Copyright © 2020 Albuquerque Journal
SANTA FE – After steadily increasing for more than a month, the number of confirmed new coronavirus cases announced daily across New Mexico has leveled off over the past week or so, based on a rolling average of new infections.
And in some counties, including Bernalillo County, the number of new cases has dropped from earlier this month.
But state officials say it’s too early to say whether that means the COVID-19 outbreak might be plateauing – and insist social distancing measures can’t be relaxed yet.
“The key fact here is that a flatter curve doesn’t mean the state or any specific county is out of the woods – it means what people are doing is working and must keep it up,” state Human Services Department spokeswoman Jodi McGinnis-Porter told the Journal.
She also said the point of a slower infection rate is to make sure hospitals are not overwhelmed by a massive influx of serious COVID-19 cases.
But some state lawmakers say the recent case trends show the efforts of Gov. Michelle Lujan Grisham’s administration to slow the spread of the coronavirus have been effective – and that it’s time to start looking ahead.
“Either the models were wrong, or we did an even better job than we thought we could” in minimizing COVID-19 deaths and hospitalizations, said Sen. Mark Moores, R-Albuquerque.
“This is the time for the governor to show leadership about how we slowly reopen the economy,” Moores added.
Some states have, in recent days, begun announcing plans to gradually lift state-ordered closures if certain criteria are met. For example, in Colorado, Gov. Jared Polis on Monday said that state’s stay-at-home order will be allowed to expire next week, allowing a gradual reopening of nonessential businesses and permitting elective surgical procedures.
Lujan Grisham has not unveiled any such blueprint for New Mexico, though details could be rolled out in the coming days.
To date, 65 people have died due to COVID-19 across New Mexico. That figure includes seven additional deaths that were reported Tuesday, including four more elderly residents of an Albuquerque senior living facility that has been a hot spot for infection rates among both residents and staffers alike.
In all, at least 15 residents at La Vida Llena have died of complications from COVID-19, the disease caused by the virus.
Meanwhile, as of Tuesday, there were 119 people hospitalized around the state due to serious coronavirus symptoms.

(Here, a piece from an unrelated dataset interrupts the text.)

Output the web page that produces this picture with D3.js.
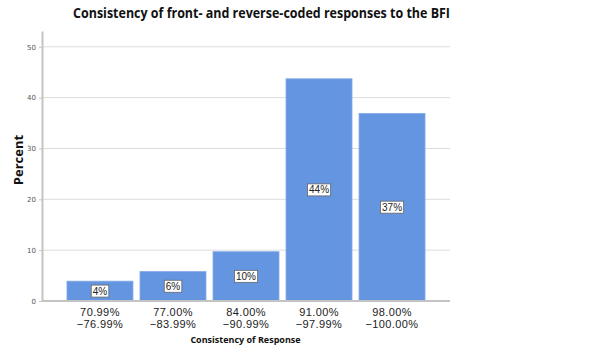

There were also 529 individuals designated by the state Department of Health as having recovered from the disease, meaning more than 25% of the 2,072 people who tested positive for the coronavirus have made a full recovery.
Encouraging trends
New Mexico’s seven-day rolling average of new cases was 95.7 cases per day on Tuesday, according to a Journal analysis of data released by the state Department of Health.
Confirmed cases of coronavirus around the state had been steadily increasing since the state’s first case was announced March 11. But since April 13, the rolling average bounced from the mid-90s to the mid-80s and back.
And those rates would be declining if McKinley and San Juan counties’ numbers were not included. Infection clusters on the Navajo Nation have caused case numbers to surge in several northwestern New Mexico counties in recent days and weeks.
On Tuesday, 66 of the 103 new confirmed cases announced by state health officials were from McKinley and San Juan counties. Those two counties make up less than 11% of the state’s overall population, according to 2019 U.S. Census Bureau estimates.
Meanwhile, the number of new cases in some of the state’s larger counties has gone down.
In Bernalillo County, there were an average of 18 new coronavirus cases announced per day for a seven-day time period that ended Tuesday. During the previous week, the average number of new cases in the state’s most populous county had been 23.1 cases per day.
Human Services Secretary David Scrase has cited encouraging trends in several counties, including Bernalillo and Santa Fe,with regard to flattening the infection curve.
But he and other state officials also say the state has to stay the course – largely by staying at home – to remain on that trajectory.
“It’s important to note that, in general, what we are seeing in our current numbers reflects people’s behavior from 10 to 14 days ago, the period in which people may be infected and then show symptoms,” McGinnis-Porter told the Journal.
Higher risk for elderly
The coronavirus has been most deadly for older New Mexicans – matching the broader trend throughout the world.
In New Mexico, more than two-thirds of the coronavirus deaths are adults older than 70, according to a Journal analysis of data released through Tuesday. The remaining one-third are people in their 30s through 60s.
Geographically, the fatality rate is highest in the northwestern New Mexico, where an outbreak has hit the Navajo Nation.
San Juan County, in the far northwestern part of the state, has endured nearly 14 deaths per 100,000 people – a rate well over four times higher than the state overall. The rate in neighboring McKinley County is 8 deaths, and the state average is about three deaths for every 100,000 people.
In a recent virtual town hall, Scrase said that any death is devastating but that COVID-19 is particularly tough on families.
“It’s even more devastating when it’s more sudden or after an illness like this that can proceed so rapidly,” he said this week in a town hall aired by New Mexico PBS.